EXERCISE DETAILS:
Omit all images, then return the remaining material exactly as it stands.

DATASET SECTION:
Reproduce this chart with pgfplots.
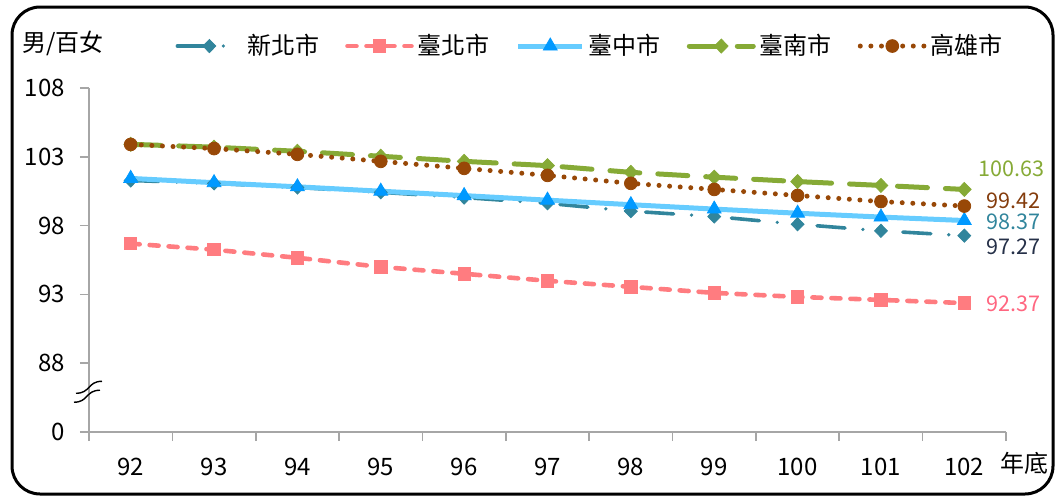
\documentclass[border=0pt]{standalone}
\usepackage{pgfplots}
\pgfplotsset{compat=1.18}
\usepackage{fontspec}
\setmainfont{Noto Sans CJK TC}
\definecolor{cXB}{HTML}{31859C}
\definecolor{cTP}{HTML}{FF7C80}
\definecolor{cTCl}{HTML}{66CCFF}
\definecolor{cTCm}{HTML}{0099FF}
\definecolor{cTN}{HTML}{86AA36}
\definecolor{cKH}{HTML}{984807}
\definecolor{axgray}{HTML}{A6A6A6}
\definecolor{lXB}{HTML}{31859C}
\definecolor{lNavy}{HTML}{253048}
\definecolor{lTP}{HTML}{FF6680}
\definecolor{lKH}{HTML}{843C0C}
\begin{document}
\begin{tikzpicture}
\useasboundingbox (0pt,0pt) rectangle (527.5pt,250pt);
\draw[line width=1.5pt, rounded corners=14pt] (6pt,3pt) rectangle (526.5pt,246.5pt);
\begin{axis}[
  at={(44.5pt,34pt)}, anchor=south west,
  scale only axis, width=458.5pt, height=172pt,
  xmin=91.5, xmax=102.5, ymin=83, ymax=108,
  clip=false,
  axis x line=bottom, axis y line=left,
  axis line style={-, axgray, line width=0.8pt},
  xtick={92,...,102},
  minor xtick={91.5,92.5,...,102.5},
  major x tick style={draw=none},
  ytick={83,88,93,98,103,108},
  yticklabels={0,88,93,98,103,108},
  tick align=outside,
  major tick length=4.5pt, minor tick length=4.5pt,
  tick style={axgray, line width=0.8pt},
  minor tick style={axgray, line width=0.8pt},
  /pgf/number format/assume math mode=true,
  xticklabel style={font=\fontsize{12}{14}\selectfont, yshift=-5pt},
  yticklabel style={font=\fontsize{12}{14}\selectfont, xshift=-4pt},
  xticklabel={\pgfmathprintnumber[int detect]{\tick}},
  legend columns=5,
  legend cell align=left,
  legend style={at={(0.094,1.122)}, anchor=west, draw=none, fill=none,
    inner sep=0pt, font=\fontsize{12}{14}\selectfont,
    /tikz/every even column/.append style={column sep=11pt}},
  legend image code/.code={
    \draw[mark repeat=2,mark phase=2,#1] plot coordinates {(0pt,0pt) (16pt,0pt) (32pt,0pt)};
  },
]
\addplot[color=cXB, line width=1.8pt, line cap=round,
  dash pattern=on 14pt off 9pt on 0pt off 10pt on 0pt off 10pt,
  mark=diamond*, mark size=3.3pt, mark options={solid, fill=cXB, line width=0.4pt, xscale=1.3}]
  coordinates {(92,101.28) (93,101.07) (94,100.77) (95,100.42) (96,100.04) (97,99.62) (98,99.05) (99,98.66) (100,98.10) (101,97.62) (102,97.27)};
\addlegendentry{新北市}
\addplot[color=cTP, line width=2.3pt, line cap=round,
  dash pattern=on 4.5pt off 5pt,
  mark=square*, mark size=3.1pt, mark options={solid, fill=cTP, line width=0.4pt}]
  coordinates {(92,96.69) (93,96.25) (94,95.66) (95,95.00) (96,94.50) (97,93.99) (98,93.55) (99,93.11) (100,92.82) (101,92.60) (102,92.37)};
\addlegendentry{臺北市}
\addplot[color=cTCl, line width=2.5pt,
  mark=triangle*, mark size=4pt, mark options={solid, fill=cTCm, draw=cTCm, line width=0.4pt}]
  coordinates {(92,101.43) (93,101.12) (94,100.82) (95,100.50) (96,100.18) (97,99.85) (98,99.52) (99,99.20) (100,98.90) (101,98.62) (102,98.37)};
\addlegendentry{臺中市}
\addplot[color=cTN, line width=2.5pt, line cap=round,
  dash pattern=on 15pt off 9pt,
  mark=diamond*, mark size=3.5pt, mark options={solid, fill=cTN, line width=0.4pt, xscale=1.3}]
  coordinates {(92,103.91) (93,103.70) (94,103.40) (95,103.04) (96,102.67) (97,102.36) (98,101.87) (99,101.52) (100,101.20) (101,100.92) (102,100.63)};
\addlegendentry{臺南市}
\addplot[color=cKH, line width=2.5pt, line cap=round,
  dash pattern=on 0pt off 5.3pt,
  mark=*, mark size=3.2pt, mark options={solid, fill=cKH, line width=0.4pt}]
  coordinates {(92,103.90) (93,103.60) (94,103.18) (95,102.67) (96,102.16) (97,101.65) (98,101.07) (99,100.63) (100,100.19) (101,99.75) (102,99.42)};
\addlegendentry{高雄市}
% value labels
\node[anchor=west, text=cTN, font=\fontsize{10.8}{12}\selectfont, inner sep=0pt] at (axis cs:102.16,102.16) {100.63};
\node[anchor=west, text=lKH, font=\fontsize{10.8}{12}\selectfont, inner sep=0pt] at (axis cs:102.26,99.82) {99.42};
\node[anchor=west, text=lXB, font=\fontsize{10.8}{12}\selectfont, inner sep=0pt] at (axis cs:102.26,98.29) {98.37};
\node[anchor=west, text=lNavy, font=\fontsize{10.8}{12}\selectfont, inner sep=0pt] at (axis cs:102.26,96.47) {97.27};
\node[anchor=west, text=lTP, font=\fontsize{10.8}{12}\selectfont, inner sep=0pt] at (axis cs:102.26,92.31) {92.37};
% axis break
\draw[black, line width=0.7pt] (axis cs:91.5,86.25) ++(-6.5pt,-3pt) to[out=0,in=180,looseness=1.3] ++(13pt,6pt);
\draw[black, line width=0.7pt] (axis cs:91.5,85.6) ++(-7.5pt,-3pt) to[out=0,in=180,looseness=1.3] ++(13pt,6pt);
\end{axis}
\node[anchor=west, font=\fontsize{12}{14}\selectfont, inner sep=0pt] at (11pt,228.5pt) {男/百女};
\node[anchor=west, font=\fontsize{12}{14}\selectfont, inner sep=0pt] at (500pt,18.5pt) {年底};
\end{tikzpicture}
\end{document}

EXERCISE SOLUTION:
Reproduce this chart with pgfplots.
\documentclass[border=0pt]{standalone}
\usepackage{pgfplots}
\pgfplotsset{compat=1.18}
\usepackage{fontspec}
\setmainfont{Noto Sans CJK TC}
\definecolor{cXB}{HTML}{31859C}
\definecolor{cTP}{HTML}{FF7C80}
\definecolor{cTCl}{HTML}{66CCFF}
\definecolor{cTCm}{HTML}{0099FF}
\definecolor{cTN}{HTML}{86AA36}
\definecolor{cKH}{HTML}{984807}
\definecolor{axgray}{HTML}{A6A6A6}
\definecolor{lXB}{HTML}{31859C}
\definecolor{lNavy}{HTML}{253048}
\definecolor{lTP}{HTML}{FF6680}
\definecolor{lKH}{HTML}{843C0C}
\begin{document}
\begin{tikzpicture}
\useasboundingbox (0pt,0pt) rectangle (527.5pt,250pt);
\draw[line width=1.5pt, rounded corners=14pt] (6pt,3pt) rectangle (526.5pt,246.5pt);
\begin{axis}[
  at={(44.5pt,34pt)}, anchor=south west,
  scale only axis, width=458.5pt, height=172pt,
  xmin=91.5, xmax=102.5, ymin=83, ymax=108,
  clip=false,
  axis x line=bottom, axis y line=left,
  axis line style={-, axgray, line width=0.8pt},
  xtick={92,...,102},
  minor xtick={91.5,92.5,...,102.5},
  major x tick style={draw=none},
  ytick={83,88,93,98,103,108},
  yticklabels={0,88,93,98,103,108},
  tick align=outside,
  major tick length=4.5pt, minor tick length=4.5pt,
  tick style={axgray, line width=0.8pt},
  minor tick style={axgray, line width=0.8pt},
  /pgf/number format/assume math mode=true,
  xticklabel style={font=\fontsize{12}{14}\selectfont, yshift=-5pt},
  yticklabel style={font=\fontsize{12}{14}\selectfont, xshift=-4pt},
  xticklabel={\pgfmathprintnumber[int detect]{\tick}},
  legend columns=5,
  legend cell align=left,
  legend style={at={(0.094,1.122)}, anchor=west, draw=none, fill=none,
    inner sep=0pt, font=\fontsize{12}{14}\selectfont,
    /tikz/every even column/.append style={column sep=11pt}},
  legend image code/.code={
    \draw[mark repeat=2,mark phase=2,#1] plot coordinates {(0pt,0pt) (16pt,0pt) (32pt,0pt)};
  },
]
\addplot[color=cXB, line width=1.8pt, line cap=round,
  dash pattern=on 14pt off 9pt on 0pt off 10pt on 0pt off 10pt,
  mark=diamond*, mark size=3.3pt, mark options={solid, fill=cXB, line width=0.4pt, xscale=1.3}]
  coordinates {(92,101.28) (93,101.07) (94,100.77) (95,100.42) (96,100.04) (97,99.62) (98,99.05) (99,98.66) (100,98.10) (101,97.62) (102,97.27)};
\addlegendentry{新北市}
\addplot[color=cTP, line width=2.3pt, line cap=round,
  dash pattern=on 4.5pt off 5pt,
  mark=square*, mark size=3.1pt, mark options={solid, fill=cTP, line width=0.4pt}]
  coordinates {(92,96.69) (93,96.25) (94,95.66) (95,95.00) (96,94.50) (97,93.99) (98,93.55) (99,93.11) (100,92.82) (101,92.60) (102,92.37)};
\addlegendentry{臺北市}
\addplot[color=cTCl, line width=2.5pt,
  mark=triangle*, mark size=4pt, mark options={solid, fill=cTCm, draw=cTCm, line width=0.4pt}]
  coordinates {(92,101.43) (93,101.12) (94,100.82) (95,100.50) (96,100.18) (97,99.85) (98,99.52) (99,99.20) (100,98.90) (101,98.62) (102,98.37)};
\addlegendentry{臺中市}
\addplot[color=cTN, line width=2.5pt, line cap=round,
  dash pattern=on 15pt off 9pt,
  mark=diamond*, mark size=3.5pt, mark options={solid, fill=cTN, line width=0.4pt, xscale=1.3}]
  coordinates {(92,103.91) (93,103.70) (94,103.40) (95,103.04) (96,102.67) (97,102.36) (98,101.87) (99,101.52) (100,101.20) (101,100.92) (102,100.63)};
\addlegendentry{臺南市}
\addplot[color=cKH, line width=2.5pt, line cap=round,
  dash pattern=on 0pt off 5.3pt,
  mark=*, mark size=3.2pt, mark options={solid, fill=cKH, line width=0.4pt}]
  coordinates {(92,103.90) (93,103.60) (94,103.18) (95,102.67) (96,102.16) (97,101.65) (98,101.07) (99,100.63) (100,100.19) (101,99.75) (102,99.42)};
\addlegendentry{高雄市}
% value labels
\node[anchor=west, text=cTN, font=\fontsize{10.8}{12}\selectfont, inner sep=0pt] at (axis cs:102.16,102.16) {100.63};
\node[anchor=west, text=lKH, font=\fontsize{10.8}{12}\selectfont, inner sep=0pt] at (axis cs:102.26,99.82) {99.42};
\node[anchor=west, text=lXB, font=\fontsize{10.8}{12}\selectfont, inner sep=0pt] at (axis cs:102.26,98.29) {98.37};
\node[anchor=west, text=lNavy, font=\fontsize{10.8}{12}\selectfont, inner sep=0pt] at (axis cs:102.26,96.47) {97.27};
\node[anchor=west, text=lTP, font=\fontsize{10.8}{12}\selectfont, inner sep=0pt] at (axis cs:102.26,92.31) {92.37};
% axis break
\draw[black, line width=0.7pt] (axis cs:91.5,86.25) ++(-6.5pt,-3pt) to[out=0,in=180,looseness=1.3] ++(13pt,6pt);
\draw[black, line width=0.7pt] (axis cs:91.5,85.6) ++(-7.5pt,-3pt) to[out=0,in=180,looseness=1.3] ++(13pt,6pt);
\end{axis}
\node[anchor=west, font=\fontsize{12}{14}\selectfont, inner sep=0pt] at (11pt,228.5pt) {男/百女};
\node[anchor=west, font=\fontsize{12}{14}\selectfont, inner sep=0pt] at (500pt,18.5pt) {年底};
\end{tikzpicture}
\end{document}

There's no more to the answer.